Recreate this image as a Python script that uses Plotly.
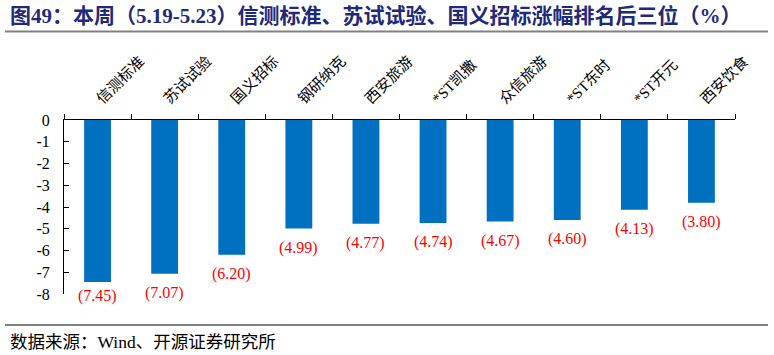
import plotly.graph_objects as go

categories = ["信测标准", "苏试试验", "国义招标", "钢研纳克", "西安旅游",
              "*ST凯撒", "众信旅游", "*ST东时", "*ST开元", "西安饮食"]
values = [-7.45, -7.07, -6.20, -4.99, -4.77, -4.74, -4.67, -4.60, -4.13, -3.80]
y_ticks = [0, -1, -2, -3, -4, -5, -6, -7, -8]

W, H = 774, 355
L, R, T, B = 64, 39, 120, 61
PW, PH = W - L - R, H - T - B

def px_x(px):
    return (px - L) / PW

def px_y(py):
    return (H - B - py) / PH

SERIF = "Liberation Serif, Noto Sans CJK SC"

fig = go.Figure()
fig.add_trace(go.Bar(
    x=categories, y=values,
    marker=dict(color="#0070C0", line=dict(width=0)),
    hoverinfo="skip",
))

px_per_unit = PH / 8.0
for c, v in zip(categories, values):
    bar_end_px = T - v * px_per_unit
    target = min(bar_end_px + 19, 296)
    fig.add_annotation(x=c, y=v, yshift=-(target - bar_end_px),
                       text=f"({abs(v):.2f})", showarrow=False,
                       xanchor="center", yanchor="middle",
                       font=dict(family=SERIF, size=16, color="#FF0000"))

fig.update_layout(
    width=W, height=H,
    margin=dict(l=L, r=R, t=T, b=B, autoexpand=False),
    paper_bgcolor="white", plot_bgcolor="white",
    showlegend=False,
    bargap=0.6,
    xaxis=dict(
        side="top", tickangle=-45, tickson="boundaries",
        ticks="outside", ticklen=5, tickcolor="black", tickwidth=1,
        showline=True, linecolor="black", linewidth=1,
        showgrid=False, zeroline=False, automargin=False,
        ticklabelstandoff=6,
        tickfont=dict(family=SERIF, size=15, color="black"),
    ),
    yaxis=dict(
        range=[-8, 0], tickvals=y_ticks, ticktext=[str(t) for t in y_ticks],
        ticks="inside", ticklen=5, tickcolor="black", tickwidth=1,
        showline=True, linecolor="black", linewidth=1,
        showgrid=False, zeroline=False, automargin=False,
        ticklabelstandoff=10,
        tickfont=dict(family=SERIF, size=16, color="black"),
    ),
)

# Title
fig.add_annotation(xref="paper", yref="paper", x=px_x(8), y=px_y(16),
                   xanchor="left", yanchor="middle", showarrow=False,
                   text="<b>图49：本周（5.19-5.23）信测标准、苏试试验、国义招标涨幅排名后三位（%）</b>",
                   font=dict(family=SERIF, size=21, color="#1F2A7A"))
# Footer
fig.add_annotation(xref="paper", yref="paper", x=px_x(8), y=px_y(342),
                   xanchor="left", yanchor="middle", showarrow=False,
                   text="数据来源：Wind、开源证券研究所",
                   font=dict(family=SERIF, size=17.5, color="black"))

for py in (31.5, 325):
    fig.add_shape(type="line", xref="paper", yref="paper",
                  x0=px_x(5), x1=px_x(768), y0=px_y(py), y1=px_y(py),
                  line=dict(color="#808080", width=2))

fig.write_html("out.html",
               config={"displayModeBar": False, "staticPlot": True},
               post_script="document.body.style.margin='0';document.body.style.overflow='hidden';")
──────
## Prompt
Reproduce the data above in full, exactly as it is, with the pictures left out.

## Expected answer
Recreate this image as a Python script that uses Plotly.
import plotly.graph_objects as go

categories = ["信测标准", "苏试试验", "国义招标", "钢研纳克", "西安旅游",
              "*ST凯撒", "众信旅游", "*ST东时", "*ST开元", "西安饮食"]
values = [-7.45, -7.07, -6.20, -4.99, -4.77, -4.74, -4.67, -4.60, -4.13, -3.80]
y_ticks = [0, -1, -2, -3, -4, -5, -6, -7, -8]

W, H = 774, 355
L, R, T, B = 64, 39, 120, 61
PW, PH = W - L - R, H - T - B

def px_x(px):
    return (px - L) / PW

def px_y(py):
    return (H - B - py) / PH

SERIF = "Liberation Serif, Noto Sans CJK SC"

fig = go.Figure()
fig.add_trace(go.Bar(
    x=categories, y=values,
    marker=dict(color="#0070C0", line=dict(width=0)),
    hoverinfo="skip",
))

px_per_unit = PH / 8.0
for c, v in zip(categories, values):
    bar_end_px = T - v * px_per_unit
    target = min(bar_end_px + 19, 296)
    fig.add_annotation(x=c, y=v, yshift=-(target - bar_end_px),
                       text=f"({abs(v):.2f})", showarrow=False,
                       xanchor="center", yanchor="middle",
                       font=dict(family=SERIF, size=16, color="#FF0000"))

fig.update_layout(
    width=W, height=H,
    margin=dict(l=L, r=R, t=T, b=B, autoexpand=False),
    paper_bgcolor="white", plot_bgcolor="white",
    showlegend=False,
    bargap=0.6,
    xaxis=dict(
        side="top", tickangle=-45, tickson="boundaries",
        ticks="outside", ticklen=5, tickcolor="black", tickwidth=1,
        showline=True, linecolor="black", linewidth=1,
        showgrid=False, zeroline=False, automargin=False,
        ticklabelstandoff=6,
        tickfont=dict(family=SERIF, size=15, color="black"),
    ),
    yaxis=dict(
        range=[-8, 0], tickvals=y_ticks, ticktext=[str(t) for t in y_ticks],
        ticks="inside", ticklen=5, tickcolor="black", tickwidth=1,
        showline=True, linecolor="black", linewidth=1,
        showgrid=False, zeroline=False, automargin=False,
        ticklabelstandoff=10,
        tickfont=dict(family=SERIF, size=16, color="black"),
    ),
)

# Title
fig.add_annotation(xref="paper", yref="paper", x=px_x(8), y=px_y(16),
                   xanchor="left", yanchor="middle", showarrow=False,
                   text="<b>图49：本周（5.19-5.23）信测标准、苏试试验、国义招标涨幅排名后三位（%）</b>",
                   font=dict(family=SERIF, size=21, color="#1F2A7A"))
# Footer
fig.add_annotation(xref="paper", yref="paper", x=px_x(8), y=px_y(342),
                   xanchor="left", yanchor="middle", showarrow=False,
                   text="数据来源：Wind、开源证券研究所",
                   font=dict(family=SERIF, size=17.5, color="black"))

for py in (31.5, 325):
    fig.add_shape(type="line", xref="paper", yref="paper",
                  x0=px_x(5), x1=px_x(768), y0=px_y(py), y1=px_y(py),
                  line=dict(color="#808080", width=2))

fig.write_html("out.html",
               config={"displayModeBar": False, "staticPlot": True},
               post_script="document.body.style.margin='0';document.body.style.overflow='hidden';")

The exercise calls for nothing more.